There are five arched entrances in the east wall. The
arches are supported by stumpy hexagonal stone piers. The mosque represents
the multi-domed oblong type developed by the Muslims in Bengal in which
the number of domes on the roof equals the number of entrances in the
east wall multiplied by those on either sides. The north and south walls
have two doors each. There are thus ten domes roofing the mosque. The
interior of the structure is broken into two longitudinal aisles and five
short bays by means of stone pillars, creating ten equal compartments.
The brick-built domes rest on stone pillars and pointed arches with brick
pendentives at the corners.
The silhouette of the successive pointed arches has added to the spaciousness and grandeur of the mosque interior. Corresponding to the five entrances in the east, there are five mihrabs in the west wall contained within multifoil arches. The mihrab wall shows sparse decoration within panels. The cornice and the parapet of the structure are straight. The mosque follows the Bengali type with only the prayer chamber without court, riwaq and minaret. A significant feature of the mosque interior is that a brick wall up to the level of the arch-spring has closed the bay at each end, north and south, across the middle. These are the only parts of the mosque which show terracotta ornamentation. The southern part is in a fair state of preservation and shows a panelled composition. The central panel is broken into two halves vertically by means of rosettes within square frames - the lower depicting a swinging creeper with luxuriant leaf age and the upper two half-arch motifs with a finial in the thick of shrubs and foliage. The flanking panels are similarly disposed and ornamented. All the panels depict multifoil arches with finials. The vegetal motifs betray local influence and speak of the Muslim adaptive spirit. The ornamentation of the northern bay wall is in ruins, but surviving traces show its dissimilarity from the southern. The composition here shows two small vertical panels each containing a multifoil arch with a finial from which hangs a chain ending in a round pendant. What is significant about these bay walls is that they are completely incongruous with the mosque interior but their ornamentation surprisingly resembles that in the bagha mosque (1524) in Rajshahi district.
Only yards away to the east of the mosque, beyond an
open courtyard, stand two square rooms aligned east-west side by side,
the western housing two graves - those of Zafar Khan Ghazi and his wife
and the eastern showing four graves on a masonry platform.
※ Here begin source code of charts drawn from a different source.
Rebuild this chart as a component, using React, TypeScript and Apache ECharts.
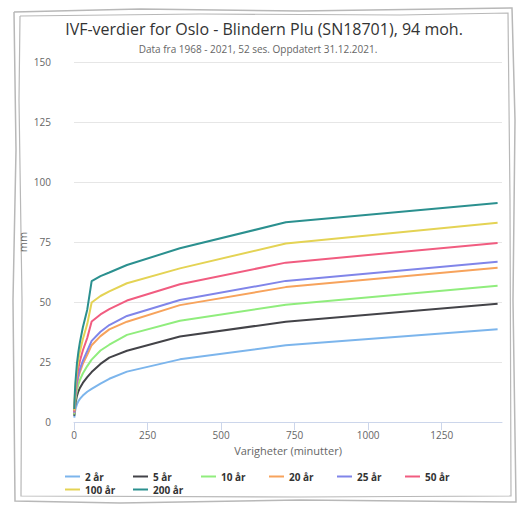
import React, { useEffect, useRef } from "react";
import * as echarts from "echarts";

const durations = [1, 2, 3, 5, 10, 15, 20, 30, 45, 60, 90, 120, 180, 360, 720, 1440];
const seriesNames = ["2 år", "5 år", "10 år", "20 år", "25 år", "50 år", "100 år", "200 år"];
const v2 = [1.8, 3.0, 4.0, 5.3, 7.4, 8.7, 9.6, 11.0, 12.6, 13.8, 16.0, 18.0, 21.0, 26.1, 32.0, 38.6];
const v5 = [2.6, 4.4, 5.8, 7.8, 10.9, 12.8, 14.2, 16.3, 18.7, 20.8, 24.2, 26.8, 29.7, 35.6, 41.8, 49.3];
const v10 = [3.1, 5.3, 7.0, 9.4, 13.3, 15.7, 17.5, 20.2, 23.3, 26.0, 29.8, 32.2, 36.3, 42.2, 48.9, 56.8];
const v20 = [3.6, 6.2, 8.2, 11.0, 15.7, 18.7, 20.8, 24.2, 28.0, 32.0, 35.8, 38.6, 41.8, 48.7, 56.2, 64.3];
const v25 = [3.8, 6.5, 8.6, 11.6, 16.5, 19.6, 21.9, 25.5, 29.6, 33.8, 37.6, 40.4, 44.2, 50.8, 58.8, 66.8];
const v50 = [4.3, 7.4, 9.8, 13.2, 19.0, 22.6, 25.4, 29.8, 35.0, 41.9, 44.8, 47.0, 50.6, 57.4, 66.4, 74.6];
const v100 = [4.8, 8.4, 11.1, 15.0, 21.6, 25.9, 29.2, 34.5, 40.8, 49.8, 52.5, 54.4, 57.8, 64.0, 74.4, 83.0];
const v200 = [5.4, 9.4, 12.4, 16.8, 24.4, 29.3, 33.2, 39.4, 46.8, 58.7, 60.8, 62.3, 65.4, 72.4, 83.2, 91.2];
const seriesValues = [v2, v5, v10, v20, v25, v50, v100, v200];
const colors = ["#7cb5ec", "#434348", "#90ed7d", "#f7a35c", "#8085e9", "#f15c80", "#e4d354", "#2b908f"];

const titleText = "IVF-verdier for Oslo - Blindern Plu (SN18701), 94 moh.";
const subtitleText = "Data fra 1968 - 2021, 52 ses. Oppdatert 31.12.2021.";
const yAxisName = "mm";
const xAxisName = "Varigheter (minutter)";

const FONT = "'Open Sans', 'DejaVu Sans', sans-serif";

export default function App() {
  const ref = useRef<HTMLDivElement>(null);
  useEffect(() => {
    if (!ref.current) return;
    const chart = echarts.init(ref.current, undefined, { renderer: "svg" });
    const frameColor = "#b8b8b8";
    chart.setOption({
      animation: false,
      color: colors,
      textStyle: { fontFamily: FONT },
      title: [
        {
          text: titleText,
          left: 259,
          textAlign: "center",
          top: 16,
          textStyle: { fontSize: 16, fontWeight: "normal", color: "#333", fontFamily: FONT },
        },
        {
          text: subtitleText,
          left: 253,
          textAlign: "center",
          top: 39,
          textStyle: { fontSize: 10, fontWeight: "normal", color: "#666", fontFamily: FONT },
        },
      ],
      grid: { left: 74, right: 17, top: 62, bottom: 85, containLabel: false },
      xAxis: {
        type: "value",
        min: 0,
        max: 1455,
        interval: 250,
        name: xAxisName,
        nameLocation: "middle",
        nameGap: 23,
        nameMoveOverlap: false,
        nameTextStyle: { color: "#666", fontSize: 11, fontFamily: FONT },
        axisLine: { show: true, lineStyle: { color: "#ccd6eb", width: 1 } },
        axisTick: { show: true, length: 8, lineStyle: { color: "#ccd6eb" } },
        axisLabel: {
          color: "#666",
          fontSize: 10,
          margin: 8,
          showMaxLabel: false,
          fontFamily: FONT,
          formatter: (v: number) => String(v),
        },
        splitLine: { show: false },
      },
      yAxis: {
        type: "value",
        min: 0,
        max: 150,
        interval: 25,
        name: yAxisName,
        nameLocation: "middle",
        nameGap: 46,
        nameMoveOverlap: false,
        nameTextStyle: { color: "#666", fontSize: 11, fontFamily: FONT },
        axisLine: { show: false },
        axisTick: { show: false },
        axisLabel: { color: "#666", fontSize: 10, margin: 23, fontFamily: FONT },
        splitLine: { lineStyle: { color: "#e6e6e6", width: 1 } },
      },
      legend: {
        left: 65,
        top: 470,
        width: 430,
        icon: "rect",
        itemWidth: 15,
        itemHeight: 2,
        itemGap: 0,
        padding: 0,
        textStyle: { color: "#333", fontSize: 10, fontWeight: "bold", width: 48, lineHeight: 13, fontFamily: FONT },
        data: seriesNames,
      },
      series: seriesNames.map((name, i) => ({
        name,
        type: "line",
        symbol: "none",
        lineStyle: { width: 2 },
        data: durations.map((d, j) => [d, seriesValues[i][j]]),
      })),
      graphic: [
        {
          type: "polyline",
          silent: true,
          shape: { points: [[14, 12], [140, 9], [300, 11], [512, 8], [515, 120], [513, 300], [516, 502], [300, 500], [120, 503], [15, 501], [13, 300], [16, 150], [14, 12]] },
          style: { stroke: frameColor, lineWidth: 1.5, fill: null },
        },
        {
          type: "polyline",
          silent: true,
          shape: { points: [[20, 16], [200, 14], [400, 15], [508, 13], [510, 200], [511, 496], [300, 497], [21, 496], [22, 300], [19, 100], [20, 16]] },
          style: { stroke: frameColor, lineWidth: 1.2, fill: null },
        },
      ],
    });
    return () => chart.dispose();
  }, []);
  return <div ref={ref} style={{ position: "fixed", left: 0, top: 0, width: 519, height: 507, background: "#fff" }} />;
}
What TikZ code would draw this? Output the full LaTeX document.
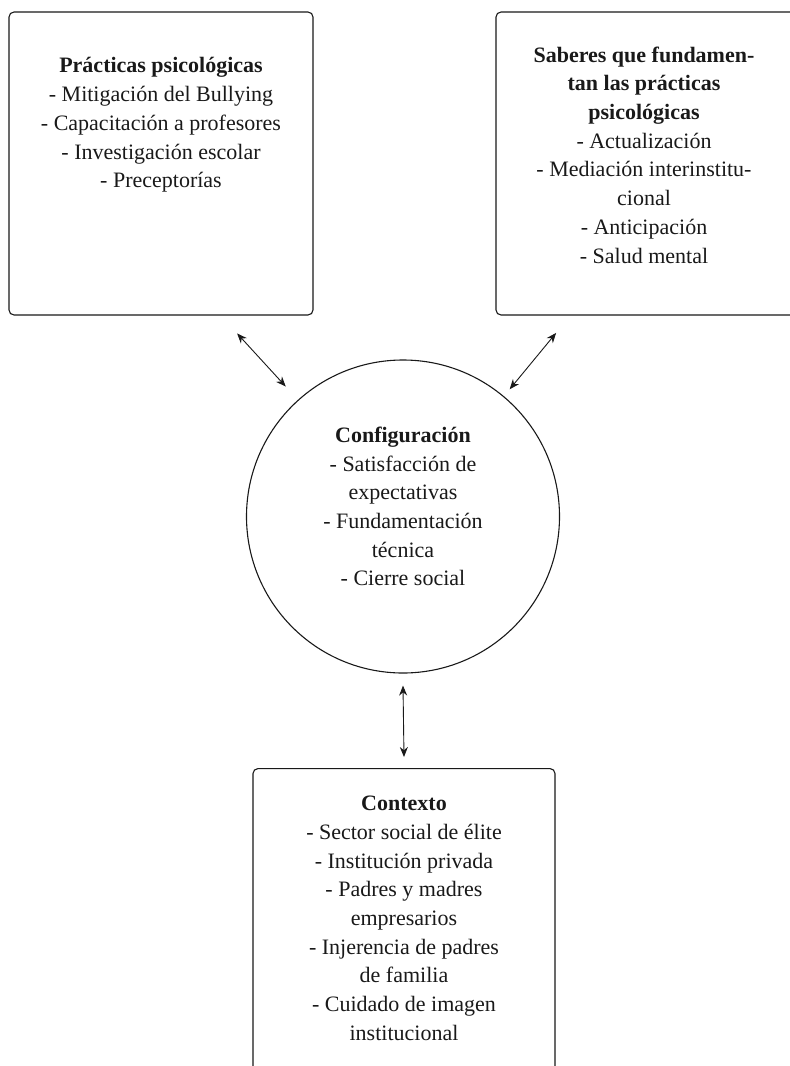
\documentclass[tikz,border=0pt]{standalone}
\usepackage{fontspec}
\setmainfont{Liberation Serif}
\usetikzlibrary{arrows.meta, positioning}

\begin{document}
\begin{tikzpicture}[
    x=1pt, y=-1pt,
    box/.style={rectangle, draw=black!90, line width=1.1pt, rounded corners=5pt, minimum width=304pt, minimum height=303pt, inner sep=0pt},
    txt/.style={align=center, inner sep=0pt, text=black!90, font=\fontsize{22}{28.7}\selectfont},
    dblarrow/.style={line width=0.9pt, black!90, {Stealth[length=10pt,width=8pt]}-{Stealth[length=10pt,width=8pt]}},
]
    \useasboundingbox (0,0) rectangle (790,1066);

    \node[box] (prac) at (161,163.5) {};
    \node[box] (sab) at (648,163.5) {};
    \node[circle, draw=black!90, line width=1.1pt, minimum size=313pt, inner sep=0pt] (conf) at (403,516.5) {};
    \node[box, minimum width=302pt, minimum height=310pt, anchor=north] (ctx) at (404,768) {};

    \node[txt, below=46pt of prac.north] (pracT) {\textbf{Prácticas psicológicas}\\- Mitigación del Bullying\\- Capacitación a profesores\\- Investigación escolar\\- Preceptorías};
    \node[txt, below=35pt of sab.north, xshift=-4pt] (sabT) {\textbf{Saberes que fundamen-}\\\textbf{tan las prácticas}\\\textbf{psicológicas}\\- Actualización\\- Mediación interinstitu-\\cional\\- Anticipación\\- Salud mental};
    \node[txt] (confT) at ([yshift=10pt]conf.center) {\textbf{Configuración}\\- Satisfacción de\\expectativas\\- Fundamentación\\técnica\\- Cierre social};
    \node[txt, below=28pt of ctx.north] (ctxT) {\textbf{Contexto}\\- Sector social de élite\\- Institución privada\\- Padres y madres\\empresarios\\- Injerencia de padres\\de familia\\- Cuidado de imagen\\institucional};

    \draw[dblarrow] ([shift={(132.5:90pt)}]conf.132.5) -- ([shift={(132.5:18pt)}]conf.132.5);
    \draw[dblarrow] ([shift={(50.5:82pt)}]conf.50.5) -- ([shift={(50.5:9pt)}]conf.50.5);
    \draw[dblarrow] ([yshift=-12pt]conf.south) -- ([yshift=11pt]ctx.north);
\end{tikzpicture}
\end{document}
The walls are
built of old temple materials - rectangular stone pieces - and the rooms
are without a roof and open to the sky. They are entered through a central
door in the north wall flanked on either side by a rectangular shallow
niche with a trefoil arch above. The northern door of the western room
is made up of a Hindu frame as shown by carved Hindu figures. The eastern
room shows sculptured scenes from the ramayana
and the mahabharata.
There are other stone sculptures fixed at the plinth on the outer face.
It is, however, surprising that the structure neither conforms to a Hindu
temple nor to a Muslim tomb. What is probable is that it was built on
a makeshift plan with reshuffled temple materials. The unsettled nature
of Muslim occupation of the region at the time supports such a suggestion.